(Written request):
Copy exactly the lines from the start of the material through the line with "const syncedValues = [0.47, 5.83, 6.86, 6.54, 4.03, 4.11, 3.79];". Pictures stay out of the copy.

◇ ◇ ◇

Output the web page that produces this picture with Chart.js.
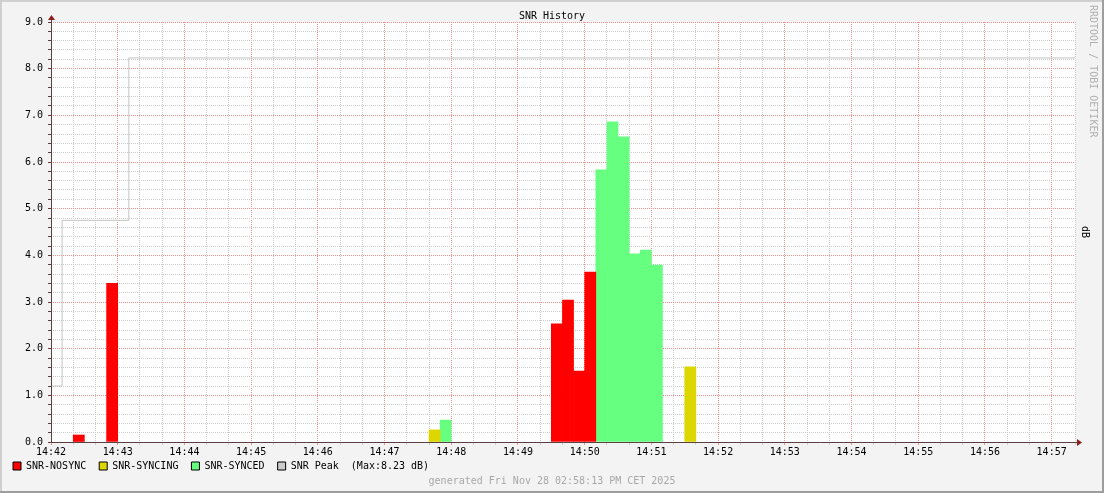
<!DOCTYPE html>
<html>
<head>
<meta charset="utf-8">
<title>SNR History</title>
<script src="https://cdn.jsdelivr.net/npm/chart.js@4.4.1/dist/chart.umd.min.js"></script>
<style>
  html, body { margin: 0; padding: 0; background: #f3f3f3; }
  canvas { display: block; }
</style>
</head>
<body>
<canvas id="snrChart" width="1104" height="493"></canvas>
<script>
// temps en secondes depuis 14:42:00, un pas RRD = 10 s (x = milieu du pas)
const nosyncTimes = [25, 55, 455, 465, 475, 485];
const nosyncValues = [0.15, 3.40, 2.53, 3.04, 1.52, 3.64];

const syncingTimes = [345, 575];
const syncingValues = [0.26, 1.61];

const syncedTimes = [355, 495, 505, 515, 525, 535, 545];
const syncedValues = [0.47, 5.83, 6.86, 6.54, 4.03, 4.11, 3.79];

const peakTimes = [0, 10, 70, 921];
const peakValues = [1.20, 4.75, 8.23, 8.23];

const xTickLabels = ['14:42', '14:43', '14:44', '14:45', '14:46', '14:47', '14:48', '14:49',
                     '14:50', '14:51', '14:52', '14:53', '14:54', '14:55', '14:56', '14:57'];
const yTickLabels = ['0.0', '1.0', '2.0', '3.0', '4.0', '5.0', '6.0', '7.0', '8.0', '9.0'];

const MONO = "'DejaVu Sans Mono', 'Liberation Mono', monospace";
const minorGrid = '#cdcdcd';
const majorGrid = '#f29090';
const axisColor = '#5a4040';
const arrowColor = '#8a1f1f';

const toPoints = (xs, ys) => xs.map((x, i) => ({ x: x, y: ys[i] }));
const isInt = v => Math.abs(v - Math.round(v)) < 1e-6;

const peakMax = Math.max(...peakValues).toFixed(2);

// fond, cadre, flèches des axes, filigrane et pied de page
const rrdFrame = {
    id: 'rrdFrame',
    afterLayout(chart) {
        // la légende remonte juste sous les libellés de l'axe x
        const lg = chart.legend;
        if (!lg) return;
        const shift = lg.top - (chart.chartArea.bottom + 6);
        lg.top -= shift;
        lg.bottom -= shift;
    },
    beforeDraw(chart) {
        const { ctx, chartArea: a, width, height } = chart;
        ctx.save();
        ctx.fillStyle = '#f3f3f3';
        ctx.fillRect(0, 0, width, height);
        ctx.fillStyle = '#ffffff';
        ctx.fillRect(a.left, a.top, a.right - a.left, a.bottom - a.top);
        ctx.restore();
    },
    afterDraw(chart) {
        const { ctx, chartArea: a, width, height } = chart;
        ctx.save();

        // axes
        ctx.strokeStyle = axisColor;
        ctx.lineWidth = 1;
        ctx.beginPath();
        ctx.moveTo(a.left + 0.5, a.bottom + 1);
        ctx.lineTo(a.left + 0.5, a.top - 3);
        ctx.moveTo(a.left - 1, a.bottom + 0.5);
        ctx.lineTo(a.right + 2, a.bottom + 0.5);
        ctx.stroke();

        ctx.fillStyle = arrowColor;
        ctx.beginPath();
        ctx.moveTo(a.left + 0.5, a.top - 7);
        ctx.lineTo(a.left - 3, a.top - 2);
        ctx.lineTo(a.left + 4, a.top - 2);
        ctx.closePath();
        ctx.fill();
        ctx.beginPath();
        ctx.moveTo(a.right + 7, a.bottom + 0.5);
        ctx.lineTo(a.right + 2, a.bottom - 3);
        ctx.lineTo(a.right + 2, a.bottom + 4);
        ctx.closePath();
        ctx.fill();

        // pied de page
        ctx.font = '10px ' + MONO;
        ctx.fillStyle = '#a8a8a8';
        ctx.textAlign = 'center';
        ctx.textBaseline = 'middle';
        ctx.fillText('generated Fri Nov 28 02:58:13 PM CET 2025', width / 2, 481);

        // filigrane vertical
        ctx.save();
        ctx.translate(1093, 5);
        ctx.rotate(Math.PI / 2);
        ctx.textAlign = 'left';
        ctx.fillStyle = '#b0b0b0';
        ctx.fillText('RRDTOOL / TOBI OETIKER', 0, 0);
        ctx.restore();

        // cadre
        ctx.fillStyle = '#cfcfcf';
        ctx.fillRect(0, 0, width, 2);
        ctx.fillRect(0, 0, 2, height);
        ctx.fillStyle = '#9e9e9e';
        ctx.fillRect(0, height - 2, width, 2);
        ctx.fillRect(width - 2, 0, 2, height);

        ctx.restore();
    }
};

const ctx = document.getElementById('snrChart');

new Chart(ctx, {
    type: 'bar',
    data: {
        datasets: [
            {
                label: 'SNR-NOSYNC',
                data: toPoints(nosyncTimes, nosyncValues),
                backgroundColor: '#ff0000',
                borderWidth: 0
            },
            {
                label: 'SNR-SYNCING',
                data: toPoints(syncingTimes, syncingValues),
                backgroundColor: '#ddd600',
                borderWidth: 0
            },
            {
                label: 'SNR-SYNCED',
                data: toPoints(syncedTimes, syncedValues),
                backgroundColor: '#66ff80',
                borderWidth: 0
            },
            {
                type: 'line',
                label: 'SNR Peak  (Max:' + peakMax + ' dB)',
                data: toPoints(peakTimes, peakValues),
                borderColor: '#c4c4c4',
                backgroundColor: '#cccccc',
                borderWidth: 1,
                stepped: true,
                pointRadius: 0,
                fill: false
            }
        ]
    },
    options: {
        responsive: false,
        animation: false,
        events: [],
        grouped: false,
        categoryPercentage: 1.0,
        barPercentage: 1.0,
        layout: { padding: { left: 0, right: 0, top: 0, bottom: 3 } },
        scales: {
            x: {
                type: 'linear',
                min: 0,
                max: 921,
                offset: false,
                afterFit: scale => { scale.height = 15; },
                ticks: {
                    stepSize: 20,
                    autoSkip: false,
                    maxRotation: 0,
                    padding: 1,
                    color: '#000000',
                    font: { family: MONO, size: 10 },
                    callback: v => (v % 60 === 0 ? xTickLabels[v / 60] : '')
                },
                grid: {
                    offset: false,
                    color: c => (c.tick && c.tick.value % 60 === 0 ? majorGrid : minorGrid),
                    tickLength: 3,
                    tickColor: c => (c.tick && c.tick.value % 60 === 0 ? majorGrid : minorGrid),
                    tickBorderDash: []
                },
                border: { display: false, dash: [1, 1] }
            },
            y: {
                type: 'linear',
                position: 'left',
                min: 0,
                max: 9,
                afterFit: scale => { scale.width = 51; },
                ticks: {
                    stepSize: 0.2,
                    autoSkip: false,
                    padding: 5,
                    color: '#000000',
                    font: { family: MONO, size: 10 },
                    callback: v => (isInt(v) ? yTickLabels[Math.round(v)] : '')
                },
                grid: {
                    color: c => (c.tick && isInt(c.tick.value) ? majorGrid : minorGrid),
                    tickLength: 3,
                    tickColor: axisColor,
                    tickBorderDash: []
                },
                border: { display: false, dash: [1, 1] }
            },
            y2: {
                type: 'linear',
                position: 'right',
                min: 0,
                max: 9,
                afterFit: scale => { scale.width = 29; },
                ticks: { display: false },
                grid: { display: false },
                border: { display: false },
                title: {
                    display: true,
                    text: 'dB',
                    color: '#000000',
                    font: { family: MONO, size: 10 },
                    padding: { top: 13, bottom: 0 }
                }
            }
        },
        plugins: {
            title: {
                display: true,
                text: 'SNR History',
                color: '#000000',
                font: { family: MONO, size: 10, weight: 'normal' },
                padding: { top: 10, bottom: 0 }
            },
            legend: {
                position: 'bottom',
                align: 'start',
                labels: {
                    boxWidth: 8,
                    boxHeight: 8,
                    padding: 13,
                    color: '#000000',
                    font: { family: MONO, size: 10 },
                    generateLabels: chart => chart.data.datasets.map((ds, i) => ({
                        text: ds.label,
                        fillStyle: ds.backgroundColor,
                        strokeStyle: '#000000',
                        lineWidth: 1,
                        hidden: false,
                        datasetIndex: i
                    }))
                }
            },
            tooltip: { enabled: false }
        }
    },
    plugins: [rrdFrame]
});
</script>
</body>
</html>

◇ ◇ ◇

(Task output):
Output the web page that produces this picture with Chart.js.
<!DOCTYPE html>
<html>
<head>
<meta charset="utf-8">
<title>SNR History</title>
<script src="https://cdn.jsdelivr.net/npm/chart.js@4.4.1/dist/chart.umd.min.js"></script>
<style>
  html, body { margin: 0; padding: 0; background: #f3f3f3; }
  canvas { display: block; }
</style>
</head>
<body>
<canvas id="snrChart" width="1104" height="493"></canvas>
<script>
// temps en secondes depuis 14:42:00, un pas RRD = 10 s (x = milieu du pas)
const nosyncTimes = [25, 55, 455, 465, 475, 485];
const nosyncValues = [0.15, 3.40, 2.53, 3.04, 1.52, 3.64];

const syncingTimes = [345, 575];
const syncingValues = [0.26, 1.61];

const syncedTimes = [355, 495, 505, 515, 525, 535, 545];
const syncedValues = [0.47, 5.83, 6.86, 6.54, 4.03, 4.11, 3.79];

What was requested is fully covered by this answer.